In order to avoid these stalls, we will consider modifying Machine I to use fine-grained multithreading.
(a) In the five-stage pipeline of Machine I shown above, the machine’s designer first focuses on the branch stalls, and decides to use fine-grained multithreading to keep to pipeline busy no matter how many branch stall occur. What is the minimum number of threads required to achieve this? Why?
(b) The machine’s designer now decides to eliminate dependency-check logic and remove the need for flow-dependence stalls (while still avoiding branch stalls). How many threads are needed to ensure that no flow dependence ever occurs in the pipeline?
A rival designer is impressed by the throughput improvements and the reduction in complexity that FGMT brought to Machine I. This designer decides to implement FGMT on another machine, Machine II. Machine II is a pipelined machine with the following stages.
Fetch | 1 stage |
Decode | 1 stage |
Execute | 8 stage |
Memory | 2 stage |
Writeback | 1 stage |
Assume everything else in Machine II is the same as in Machine I.
(c) Is the number of threads required to eliminate branch-related stalls in Machine II the same as in Machine I? If YES, why? If NO, how many threads are required?
(d) Now consider flow-dependence stalls. Does Machine II require the same minimum number of threads as Machine I to avoid the need for flow-dependence stalls? If YES, why? If NO, how many threads are required?
參考解答:
(a) 3 threads are required since branch directions and targets are resolved in the $3^{rd}$ (execution) stage.
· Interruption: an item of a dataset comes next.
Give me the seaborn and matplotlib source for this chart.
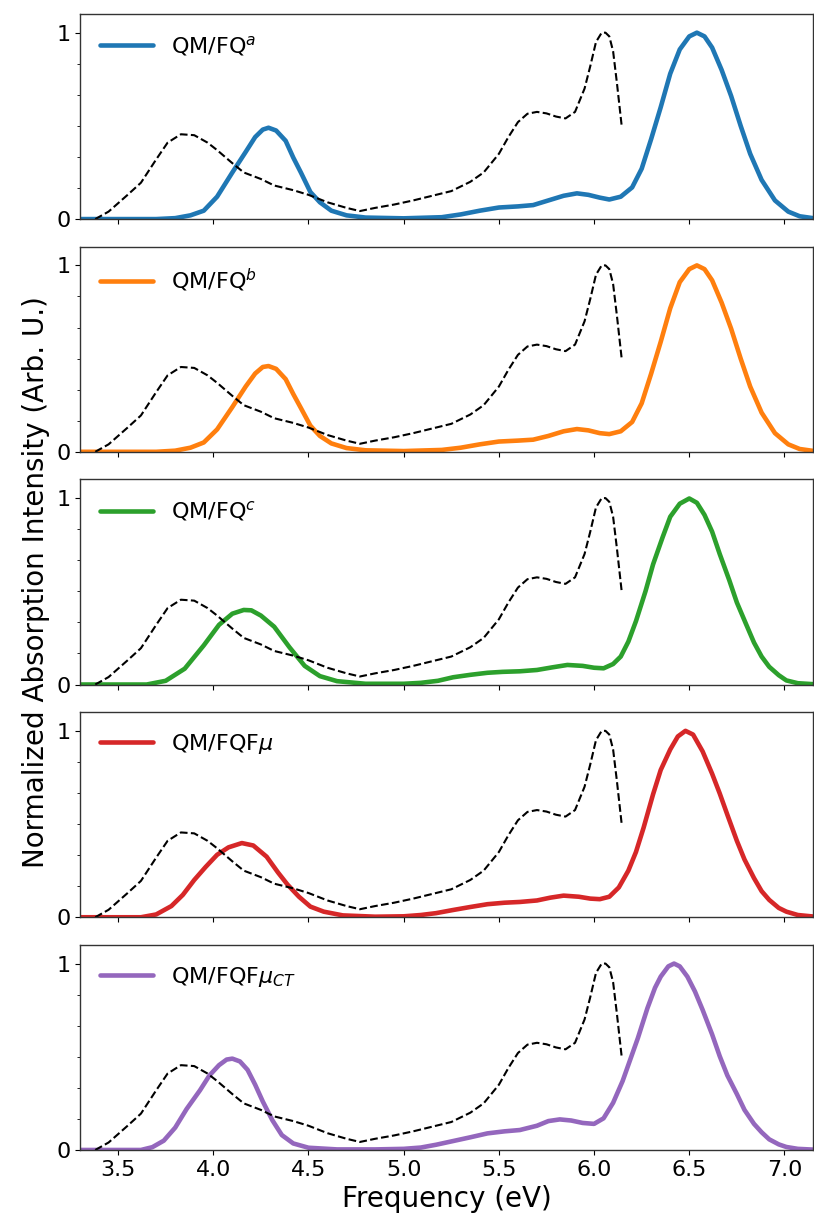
import matplotlib
matplotlib.use("Agg")
import matplotlib.pyplot as plt
from matplotlib.ticker import MultipleLocator
import seaborn as sns

# experimental spectrum (dashed, same in every panel)
exp_x = [3.38, 3.45, 3.50, 3.55, 3.62, 3.70, 3.76, 3.83, 3.90, 3.97,
         4.02, 4.10, 4.16, 4.25, 4.32, 4.42, 4.50, 4.60, 4.70, 4.77,
         4.85, 4.95, 5.05, 5.15, 5.25, 5.35, 5.42, 5.50, 5.55, 5.60,
         5.65, 5.70, 5.75, 5.80, 5.85, 5.90, 5.95, 5.98, 6.01, 6.04,
         6.06, 6.08, 6.10, 6.12, 6.145]
exp_y = [0.0, 0.04, 0.085, 0.13, 0.195, 0.32, 0.41, 0.455, 0.45, 0.41,
         0.37, 0.30, 0.25, 0.215, 0.18, 0.155, 0.13, 0.09, 0.06, 0.043,
         0.06, 0.078, 0.10, 0.125, 0.15, 0.20, 0.25, 0.35, 0.44, 0.52,
         0.565, 0.575, 0.567, 0.55, 0.54, 0.575, 0.70, 0.82, 0.95, 1.0,
         1.0, 0.98, 0.90, 0.73, 0.50]

# QM/FQ^a and QM/FQ^b share the same energy sampling
fq_x = [3.30, 3.70, 3.80, 3.88, 3.95, 4.02, 4.10, 4.17, 4.22, 4.26,
        4.29, 4.33, 4.38, 4.42, 4.46, 4.51, 4.56, 4.62, 4.70, 4.80,
        5.00, 5.20, 5.30, 5.40, 5.50, 5.60, 5.68, 5.76, 5.84, 5.91,
        5.97, 6.03, 6.08, 6.14, 6.20, 6.25, 6.30, 6.35, 6.40, 6.45,
        6.50, 6.54, 6.58, 6.62, 6.67, 6.72, 6.77, 6.82, 6.88, 6.95,
        7.02, 7.08, 7.15]
fq_a_y = [0.0, 0.0, 0.005, 0.02, 0.045, 0.12, 0.25, 0.36, 0.44, 0.48,
          0.49, 0.475, 0.42, 0.33, 0.25, 0.145, 0.09, 0.045, 0.02, 0.008,
          0.004, 0.01, 0.025, 0.045, 0.062, 0.068, 0.075, 0.10, 0.125, 0.138,
          0.13, 0.115, 0.105, 0.12, 0.17, 0.27, 0.43, 0.60, 0.78, 0.91,
          0.98, 1.0, 0.98, 0.92, 0.80, 0.66, 0.50, 0.35, 0.21, 0.10,
          0.04, 0.015, 0.005]
fq_b_y = [0.0, 0.0, 0.006, 0.022, 0.05, 0.12, 0.24, 0.35, 0.42, 0.455,
          0.46, 0.445, 0.39, 0.31, 0.235, 0.14, 0.085, 0.045, 0.02, 0.008,
          0.004, 0.01, 0.022, 0.04, 0.055, 0.06, 0.065, 0.085, 0.11, 0.122,
          0.115, 0.10, 0.095, 0.11, 0.16, 0.26, 0.42, 0.59, 0.77, 0.91,
          0.98, 1.0, 0.98, 0.92, 0.80, 0.66, 0.50, 0.35, 0.21, 0.10,
          0.04, 0.015, 0.005]

fq_c_x = [3.30, 3.65, 3.75, 3.85, 3.95, 4.03, 4.10, 4.16, 4.20, 4.25,
          4.32, 4.40, 4.48, 4.56, 4.65, 4.80, 5.00, 5.09, 5.18, 5.26,
          5.35, 5.44, 5.52, 5.61, 5.70, 5.78, 5.86, 5.94, 6.00, 6.05,
          6.10, 6.14, 6.18, 6.22, 6.27, 6.31, 6.36, 6.40, 6.45, 6.50,
          6.54, 6.58, 6.62, 6.66, 6.71, 6.75, 6.80, 6.84, 6.88, 6.92,
          6.97, 7.01, 7.07, 7.15]
fq_c_y = [0.0, 0.0, 0.02, 0.085, 0.21, 0.32, 0.38, 0.40, 0.398, 0.37,
          0.31, 0.20, 0.10, 0.045, 0.018, 0.004, 0.004, 0.009, 0.02, 0.039,
          0.052, 0.063, 0.068, 0.071, 0.078, 0.092, 0.105, 0.10, 0.09, 0.087,
          0.11, 0.15, 0.23, 0.34, 0.50, 0.645, 0.79, 0.90, 0.97, 0.998,
          0.975, 0.91, 0.82, 0.70, 0.56, 0.44, 0.32, 0.225, 0.15, 0.095,
          0.05, 0.022, 0.007, 0.002]

fqfmu_x = [3.30, 3.62, 3.70, 3.78, 3.84, 3.90, 3.96, 4.02, 4.08, 4.15,
           4.21, 4.28, 4.34, 4.39, 4.45, 4.51, 4.58, 4.68, 4.85, 5.00,
           5.09, 5.17, 5.26, 5.35, 5.44, 5.53, 5.61, 5.70, 5.77, 5.84,
           5.92, 5.98, 6.03, 6.08, 6.13, 6.18, 6.22, 6.26, 6.31, 6.35,
           6.40, 6.44, 6.48, 6.52, 6.57, 6.62, 6.66, 6.70, 6.75, 6.79,
           6.84, 6.88, 6.92, 6.97, 7.01, 7.07, 7.15]
fqfmu_y = [0.0, 0.0, 0.015, 0.06, 0.12, 0.20, 0.27, 0.335, 0.375, 0.398,
           0.385, 0.325, 0.24, 0.175, 0.11, 0.057, 0.03, 0.01, 0.003, 0.005,
           0.012, 0.022, 0.039, 0.055, 0.07, 0.078, 0.082, 0.09, 0.105, 0.116,
           0.11, 0.10, 0.097, 0.11, 0.16, 0.25, 0.35, 0.48, 0.66, 0.79,
           0.90, 0.97, 1.0, 0.98, 0.89, 0.77, 0.664, 0.55, 0.41, 0.31,
           0.21, 0.14, 0.093, 0.05, 0.03, 0.012, 0.004]

fqfmuct_x = [3.30, 3.62, 3.68, 3.74, 3.80, 3.86, 3.93, 3.98, 4.03, 4.07,
             4.10, 4.14, 4.18, 4.22, 4.26, 4.31, 4.36, 4.42, 4.50, 4.65,
             4.85, 5.00, 5.09, 5.17, 5.26, 5.35, 5.44, 5.53, 5.61, 5.70,
             5.76, 5.82, 5.88, 5.94, 6.00, 6.05, 6.10, 6.15, 6.19, 6.23,
             6.28, 6.32, 6.35, 6.39, 6.42, 6.45, 6.49, 6.53, 6.57, 6.62,
             6.66, 6.70, 6.75, 6.79, 6.84, 6.88, 6.92, 6.97, 7.01, 7.07,
             7.15]
fqfmuct_y = [0.0, 0.0, 0.015, 0.05, 0.12, 0.22, 0.32, 0.40, 0.455, 0.485,
             0.49, 0.475, 0.43, 0.35, 0.26, 0.16, 0.08, 0.035, 0.012, 0.003,
             0.003, 0.006, 0.013, 0.028, 0.048, 0.068, 0.089, 0.10, 0.107, 0.13,
             0.155, 0.164, 0.158, 0.145, 0.14, 0.17, 0.253, 0.37, 0.485, 0.60,
             0.76, 0.87, 0.93, 0.985, 1.0, 0.985, 0.93, 0.85, 0.752, 0.62,
             0.503, 0.40, 0.30, 0.215, 0.14, 0.095, 0.057, 0.03, 0.016, 0.006,
             0.002]

labels = [r"QM/FQ$^a$", r"QM/FQ$^b$", r"QM/FQ$^c$", r"QM/FQF$\mu$", r"QM/FQF$\mu_{CT}$"]
curves = [(fq_x, fq_a_y), (fq_x, fq_b_y), (fq_c_x, fq_c_y),
          (fqfmu_x, fqfmu_y), (fqfmuct_x, fqfmuct_y)]
colors = sns.color_palette("tab10")[:5]

sns.set_style("ticks")
plt.rcParams["font.family"] = ["DejaVu Sans"]
plt.rcParams["font.size"] = 16
for key in ["text.color", "axes.labelcolor", "xtick.color", "ytick.color"]:
    plt.rcParams[key] = "black"

fig, axes = plt.subplots(5, 1, figsize=(8.14, 12.2), dpi=100, sharex=True)
fig.subplots_adjust(left=0.0983, right=0.9988, top=0.9885, bottom=0.0574, hspace=0.135)

for ax, (x, y), label, color in zip(axes, curves, labels, colors):
    sns.lineplot(x=x, y=y, ax=ax, color=color, linewidth=3.3, label=label,
                 sort=False, solid_joinstyle="round", solid_capstyle="round")
    sns.lineplot(x=exp_x, y=exp_y, ax=ax, color="black", linestyle="--",
                 linewidth=1.5, sort=False, dash_joinstyle="round")
    ax.set_xlim(3.3, 7.15)
    ax.set_ylim(0, 1.1)
    ax.set_yticks([0, 1])
    ax.yaxis.set_minor_locator(MultipleLocator(1 / 6))
    ax.xaxis.set_major_locator(MultipleLocator(0.5))
    ax.tick_params(labelsize=16)
    ax.legend(loc="upper left", frameon=False, fontsize=16, handlelength=2.4,
              handletextpad=0.8)
    for s in ax.spines.values():
        s.set_linewidth(1.0)
        s.set_color("#333333")

axes[2].set_ylabel("Normalized Absorption Intensity (Arb. U.)", fontsize=20)
axes[-1].set_xlabel("Frequency (eV)", fontsize=20)

fig.savefig("out.png", dpi=100)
(b) There are 3 stages from decode to writeback; hence 3 threads are required to remove the flow-dependence stalls. In addition, 3 threads are required to remove the branch stalls. So, there are total 3+3=6 threads are required.
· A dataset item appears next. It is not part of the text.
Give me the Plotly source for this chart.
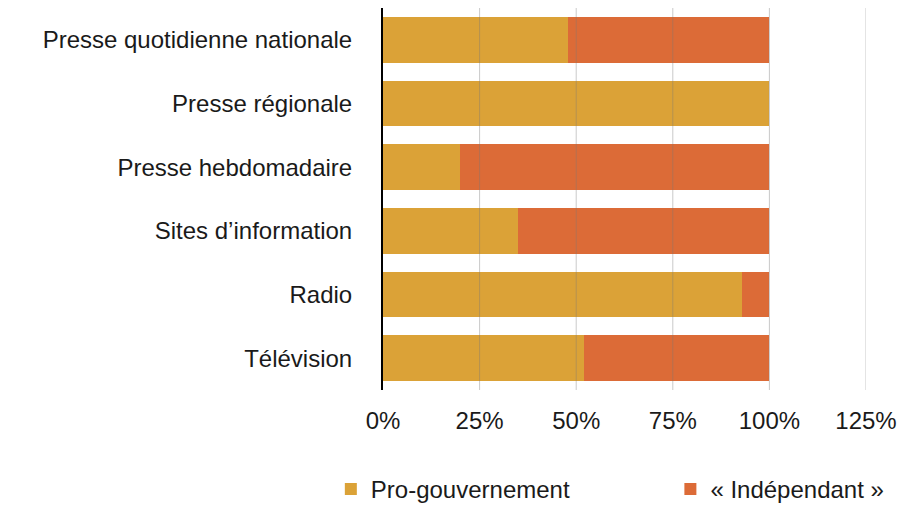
import plotly.graph_objects as go

categories = [
    "Presse quotidienne nationale",
    "Presse régionale",
    "Presse hebdomadaire",
    "Sites d\u2019information",
    "Radio",
    "Télévision",
]
pro_gouv = [0.48, 1.00, 0.20, 0.35, 0.93, 0.52]
independant = [0.52, 0.00, 0.80, 0.65, 0.07, 0.48]
tick_vals = [0, 0.25, 0.5, 0.75, 1.0, 1.25]

gold = "#DBA237"
orange = "#DC6B37"

fig = go.Figure()
fig.add_trace(
    go.Bar(
        y=categories,
        x=pro_gouv,
        orientation="h",
        name="Pro-gouvernement",
        marker=dict(color=gold, line=dict(width=0)),
        legend="legend",
    )
)
fig.add_trace(
    go.Bar(
        y=categories,
        x=independant,
        orientation="h",
        name="\u00ab Indépendant \u00bb",
        marker=dict(color=orange, line=dict(width=0)),
        legend="legend2",
    )
)

# gridlines drawn over the bars, like the original
for v in tick_vals[1:]:
    fig.add_vline(x=v, line=dict(color="rgba(120,120,120,0.4)", width=1), layer="above")

leg = dict(
    orientation="h",
    y=-0.319,
    yanchor="bottom",
    xanchor="left",
    itemwidth=30,
    font=dict(size=24),
    bgcolor="rgba(0,0,0,0)",
)

# page body adds an 8px offset, so the figure is 8px smaller
fig.update_layout(
    barmode="stack",
    bargap=0.28,
    width=898,
    height=504,
    margin=dict(l=375, r=40, t=0, b=122),
    plot_bgcolor="white",
    paper_bgcolor="white",
    font=dict(family="Liberation Sans, Arial", size=24, color="#1a1a1a"),
    showlegend=True,
    legend=dict(leg, x=-0.108),
    legend2=dict(leg, x=0.595),
    xaxis=dict(
        range=[0, 1.25],
        tickvals=tick_vals,
        tickformat=".0%",
        tickfont=dict(size=24),
        showgrid=False,
        zeroline=False,
        showline=False,
        ticks="",
        ticklabelstandoff=14,
        automargin=False,
    ),
    yaxis=dict(
        autorange="reversed",
        showline=True,
        linecolor="black",
        linewidth=2,
        ticks="",
        ticklabelstandoff=24,
        showgrid=False,
        automargin=False,
    ),
)

fig.write_html("out.html")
(c) Yes. Since the branch directions and targets are still resolved in the $3^{rd}$ (execution) stage.
(d) No. There are 11 stages from decode to writeback; hence 11 threads are required to remove the flow-dependence stalls.
14. (8%) Assume you developed the next greatest memory technology, MagicRAM. A MagicRAM cell is non-volatile. The access latency of a MagicRAM cell is 2 times that of an SRAM cell but the same as that of a DRAM cell. The read/write energy of MagicRAM is similar to the read/write energy of DRAM. The cost of MagicRAM is similar to that of DRAM. MagicRAM has higher density than DRAM. MagicRAM has one shortcoming, however: a MagicRAM cell stops functioning after 2000 writes are performed to the cell.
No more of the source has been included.